▶ **AIM OF THE TASK**
Where a line of the material contains the string "this", copy that line.

[Start of EXERCISE INPUTS]

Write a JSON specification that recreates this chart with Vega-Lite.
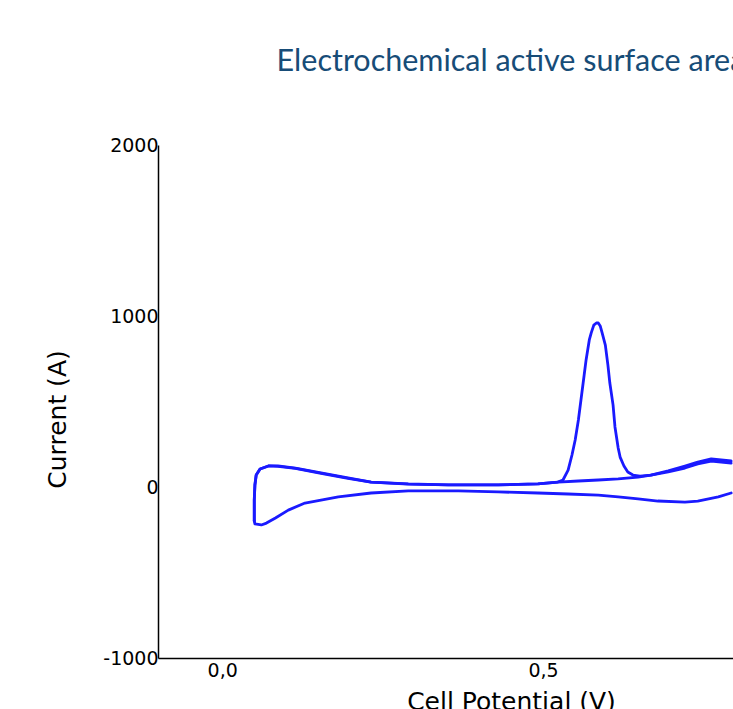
{
  "$schema": "https://vega.github.io/schema/vega-lite/v6.json",
  "autosize": {"type": "none"},
  "padding": {"left": 158, "top": 145, "right": -131, "bottom": 51},
  "width": 706,
  "height": 513,
  "background": "white",
  "title": {
    "text": "Electrochemical active surface area",
    "font": "Lato",
    "fontSize": 30.5,
    "fontWeight": "normal",
    "color": "#174c77",
    "anchor": "middle",
    "offset": 59
  },
  "data": {
    "values": [
      {"seg": "c1", "i": 1, "v": 0.050, "c": -199},
      {"seg": "c1", "i": 2, "v": 0.050, "c": -76},
      {"seg": "c1", "i": 3, "v": 0.051, "c": 12},
      {"seg": "c1", "i": 4, "v": 0.053, "c": 70},
      {"seg": "c1", "i": 5, "v": 0.059, "c": 105},
      {"seg": "c1", "i": 6, "v": 0.072, "c": 123},
      {"seg": "c1", "i": 7, "v": 0.087, "c": 123},
      {"seg": "c1", "i": 8, "v": 0.114, "c": 111},
      {"seg": "c1", "i": 9, "v": 0.154, "c": 82},
      {"seg": "c1", "i": 10, "v": 0.196, "c": 53},
      {"seg": "c1", "i": 11, "v": 0.232, "c": 29},
      {"seg": "c1", "i": 12, "v": 0.290, "c": 18},
      {"seg": "c1", "i": 13, "v": 0.352, "c": 12},
      {"seg": "c1", "i": 14, "v": 0.430, "c": 12},
      {"seg": "c1", "i": 15, "v": 0.492, "c": 18},
      {"seg": "c1", "i": 16, "v": 0.523, "c": 29},
      {"seg": "c1", "i": 17, "v": 0.531, "c": 41},
      {"seg": "c1", "i": 18, "v": 0.539, "c": 99},
      {"seg": "c1", "i": 19, "v": 0.545, "c": 187},
      {"seg": "c1", "i": 20, "v": 0.550, "c": 275},
      {"seg": "c1", "i": 21, "v": 0.555, "c": 392},
      {"seg": "c1", "i": 22, "v": 0.559, "c": 509},
      {"seg": "c1", "i": 23, "v": 0.564, "c": 655},
      {"seg": "c1", "i": 24, "v": 0.567, "c": 743},
      {"seg": "c1", "i": 25, "v": 0.572, "c": 860},
      {"seg": "c1", "i": 26, "v": 0.575, "c": 901},
      {"seg": "c1", "i": 27, "v": 0.579, "c": 947},
      {"seg": "c1", "i": 28, "v": 0.583, "c": 959},
      {"seg": "c1", "i": 29, "v": 0.586, "c": 959},
      {"seg": "c1", "i": 30, "v": 0.589, "c": 942},
      {"seg": "c1", "i": 31, "v": 0.592, "c": 901},
      {"seg": "c1", "i": 32, "v": 0.597, "c": 830},
      {"seg": "c1", "i": 33, "v": 0.601, "c": 713},
      {"seg": "c1", "i": 34, "v": 0.604, "c": 608},
      {"seg": "c1", "i": 35, "v": 0.609, "c": 480},
      {"seg": "c1", "i": 36, "v": 0.612, "c": 351},
      {"seg": "c1", "i": 37, "v": 0.617, "c": 228},
      {"seg": "c1", "i": 38, "v": 0.620, "c": 175},
      {"seg": "c1", "i": 39, "v": 0.626, "c": 123},
      {"seg": "c1", "i": 40, "v": 0.632, "c": 88},
      {"seg": "c1", "i": 41, "v": 0.640, "c": 70},
      {"seg": "c1", "i": 42, "v": 0.651, "c": 64},
      {"seg": "c1", "i": 43, "v": 0.668, "c": 70},
      {"seg": "c1", "i": 44, "v": 0.695, "c": 94},
      {"seg": "c1", "i": 45, "v": 0.721, "c": 123},
      {"seg": "c1", "i": 46, "v": 0.741, "c": 146},
      {"seg": "c1", "i": 47, "v": 0.762, "c": 164},
      {"seg": "c1", "i": 48, "v": 0.793, "c": 152},
      {"seg": "cat", "i": 1, "v": 0.793, "c": -35},
      {"seg": "cat", "i": 2, "v": 0.773, "c": -58},
      {"seg": "cat", "i": 3, "v": 0.741, "c": -82},
      {"seg": "cat", "i": 4, "v": 0.721, "c": -88},
      {"seg": "cat", "i": 5, "v": 0.679, "c": -82},
      {"seg": "cat", "i": 6, "v": 0.648, "c": -70},
      {"seg": "cat", "i": 7, "v": 0.617, "c": -58},
      {"seg": "cat", "i": 8, "v": 0.586, "c": -47},
      {"seg": "cat", "i": 9, "v": 0.539, "c": -41},
      {"seg": "cat", "i": 10, "v": 0.492, "c": -35},
      {"seg": "cat", "i": 11, "v": 0.430, "c": -29},
      {"seg": "cat", "i": 12, "v": 0.368, "c": -23},
      {"seg": "cat", "i": 13, "v": 0.290, "c": -23},
      {"seg": "cat", "i": 14, "v": 0.232, "c": -35},
      {"seg": "cat", "i": 15, "v": 0.181, "c": -58},
      {"seg": "cat", "i": 16, "v": 0.129, "c": -94},
      {"seg": "cat", "i": 17, "v": 0.103, "c": -135},
      {"seg": "cat", "i": 18, "v": 0.083, "c": -181},
      {"seg": "cat", "i": 19, "v": 0.069, "c": -211},
      {"seg": "cat", "i": 20, "v": 0.061, "c": -222},
      {"seg": "cat", "i": 21, "v": 0.051, "c": -216},
      {"seg": "cat", "i": 22, "v": 0.050, "c": -199},
      {"seg": "c2", "i": 1, "v": 0.050, "c": -199},
      {"seg": "c2", "i": 2, "v": 0.050, "c": -76},
      {"seg": "c2", "i": 3, "v": 0.051, "c": 12},
      {"seg": "c2", "i": 4, "v": 0.053, "c": 70},
      {"seg": "c2", "i": 5, "v": 0.059, "c": 105},
      {"seg": "c2", "i": 6, "v": 0.072, "c": 123},
      {"seg": "c2", "i": 7, "v": 0.087, "c": 121},
      {"seg": "c2", "i": 8, "v": 0.114, "c": 109},
      {"seg": "c2", "i": 9, "v": 0.154, "c": 80},
      {"seg": "c2", "i": 10, "v": 0.196, "c": 51},
      {"seg": "c2", "i": 11, "v": 0.232, "c": 28},
      {"seg": "c2", "i": 12, "v": 0.290, "c": 17},
      {"seg": "c2", "i": 13, "v": 0.352, "c": 12},
      {"seg": "c2", "i": 14, "v": 0.430, "c": 12},
      {"seg": "c2", "i": 15, "v": 0.492, "c": 18},
      {"seg": "c2", "i": 16, "v": 0.523, "c": 29},
      {"seg": "c2", "i": 17, "v": 0.555, "c": 35},
      {"seg": "c2", "i": 18, "v": 0.586, "c": 41},
      {"seg": "c2", "i": 19, "v": 0.617, "c": 47},
      {"seg": "c2", "i": 20, "v": 0.648, "c": 58},
      {"seg": "c2", "i": 21, "v": 0.668, "c": 70},
      {"seg": "c2", "i": 22, "v": 0.695, "c": 88},
      {"seg": "c2", "i": 23, "v": 0.721, "c": 111},
      {"seg": "c2", "i": 24, "v": 0.741, "c": 135},
      {"seg": "c2", "i": 25, "v": 0.762, "c": 152},
      {"seg": "c2", "i": 26, "v": 0.793, "c": 140}
    ]
  },
  "mark": {"type": "line", "color": "#1a1aff", "strokeWidth": 2.8, "strokeJoin": "round", "strokeCap": "round"},
  "encoding": {
    "x": {
      "field": "v", "type": "quantitative",
      "scale": {"domain": [-0.1, 1.0], "nice": false, "zero": false},
      "axis": {
        "title": "Cell Potential (V)",
        "values": [0, 0.5],
        "labelExpr": "replace(format(datum.value, '.1f'), '.', ',')",
        "grid": false, "ticks": false,
        "domainColor": "black", "domainWidth": 1.5,
        "labelFont": "DejaVu Sans", "labelFontSize": 19, "labelColor": "black",
        "labelPadding": 3, "labelFlush": false,
        "titleFont": "DejaVu Sans", "titleFontSize": 25, "titleFontWeight": "normal", "titleColor": "black",
        "titlePadding": 9
      }
    },
    "y": {
      "field": "c", "type": "quantitative",
      "scale": {"domain": [-1000, 2000], "nice": false},
      "axis": {
        "title": "Current (A)",
        "values": [-1000, 0, 1000, 2000],
        "labelExpr": "'' + datum.value",
        "grid": false, "ticks": false,
        "domainColor": "black", "domainWidth": 1.5,
        "labelFont": "DejaVu Sans", "labelFontSize": 19, "labelColor": "black",
        "labelPadding": 0, "labelFlush": false,
        "titleFont": "DejaVu Sans", "titleFontSize": 25, "titleFontWeight": "normal", "titleColor": "black",
        "titlePadding": 32, "titleY": 274
      }
    },
    "detail": {"field": "seg"},
    "order": {"field": "i", "type": "quantitative"}
  },
  "config": {"view": {"stroke": null}}
}
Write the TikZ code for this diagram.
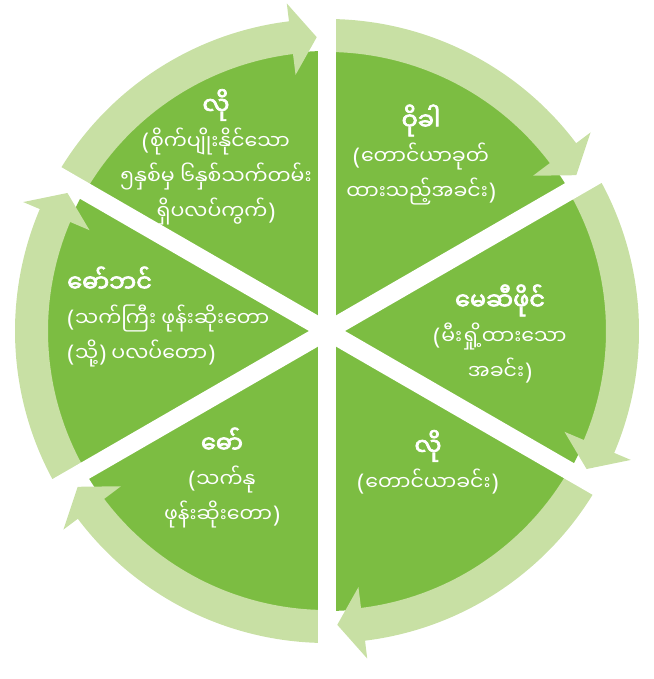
\documentclass[tikz,border=0pt]{standalone}
\usepackage{fontspec}
\usetikzlibrary{calc}
\newfontfamily\mmfont[Script=Myanmar]{Noto Sans Myanmar UI}
\newfontfamily\mmbold[Script=Myanmar,FakeBold=3]{Noto Sans Myanmar UI}
\newfontfamily\parfont{Noto Sans}
\newcommand\heading[1]{{\mmbold\fontsize{24}{35}\selectfont #1}}
\newcommand\lp{{\parfont\fontsize{23}{35}\selectfont(}\kern1pt}
\newcommand\rp{\kern1pt{\parfont\fontsize{23}{35}\selectfont)}}
\definecolor{leafgreen}{RGB}{124,189,66}
\definecolor{ringgreen}{RGB}{200,224,164}

\begin{document}
\begin{tikzpicture}[x=1pt, y=1pt, line width=0.5pt,
  every node/.style={font=\mmfont\fontsize{20.5}{35}\selectfont, text=white, inner sep=0pt},
  sector/.style={align=center}]
  \useasboundingbox (0,0) rectangle (653,679);
  \coordinate (o) at (327,348);
  % disk
  \fill[leafgreen] (o) circle (280);
  % ring arrows, one per sector
  \foreach \a [evaluate=\a as \s using \a+60, evaluate=\a as \b using \a+7,
               evaluate=\a as \t using \a+2] in {90,30,-30,-90,-150,150} {
    \fill[ringgreen] ($(o)+(\s:312)$) arc[start angle=\s, end angle=\b, radius=312]
      -- ($(o)+(\b:330)$) -- ($(o)+(\t:294)$) -- ($(o)+(\b:258)$)
      -- ($(o)+(\b:279)$) arc[start angle=\b, end angle=\s, radius=279] -- cycle;
  }
  % white gaps
  \foreach \a in {90,30,-30,-90,-150,150}
    \draw[white, line width=18pt] (o) -- ($(o)+(\a:350)$);
  % labels
  \node[sector] (plot) at (216,522) {\heading{လို}\\\lp စိုက်ပျိုးနိုင်သော\\၅နှစ်မှ ၆နှစ်သက်တမ်း\\ရှိပလပ်ကွက်\rp};
  \node[sector] (cut) at (421,524) {\heading{ဝိုခါ}\\\lp တောင်ယာခုတ်\\ထားသည့်အခင်း\rp};
  \node[sector] (burn) at (500,345) {\heading{မေဆီဖိုင်}\\\lp မီးရှို့ထားသော\\အခင်း\rp};
  \node[sector] (field) at (428,217) {\heading{လို}\\\lp တောင်ယာခင်း\rp};
  \node[sector] (young) at (222,201) {\heading{ဓော်}\\\lp သက်နု\\ဖုန်းဆိုးတော\rp};
  \node[sector, align=left, anchor=west] (old) at (67,362) {\heading{ဓော်ဘင်}\\\lp သက်ကြီး ဖုန်းဆိုးတော\\\lp သို့\rp{} ပလပ်တော\rp};
\end{tikzpicture}
\end{document}
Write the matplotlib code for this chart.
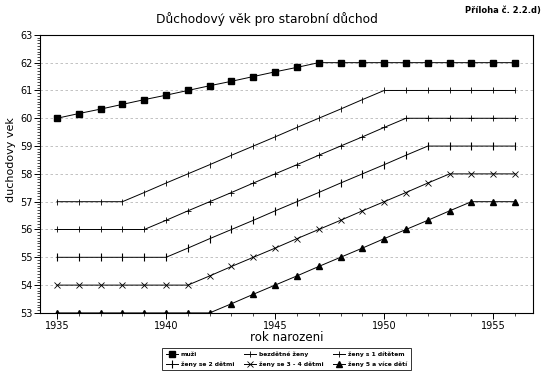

[End of EXERCISE INPUTS]

▶ **THE RESPONSE**
Write a JSON specification that recreates this chart with Vega-Lite.
Write the TikZ code for this diagram.
Write the matplotlib code for this chart.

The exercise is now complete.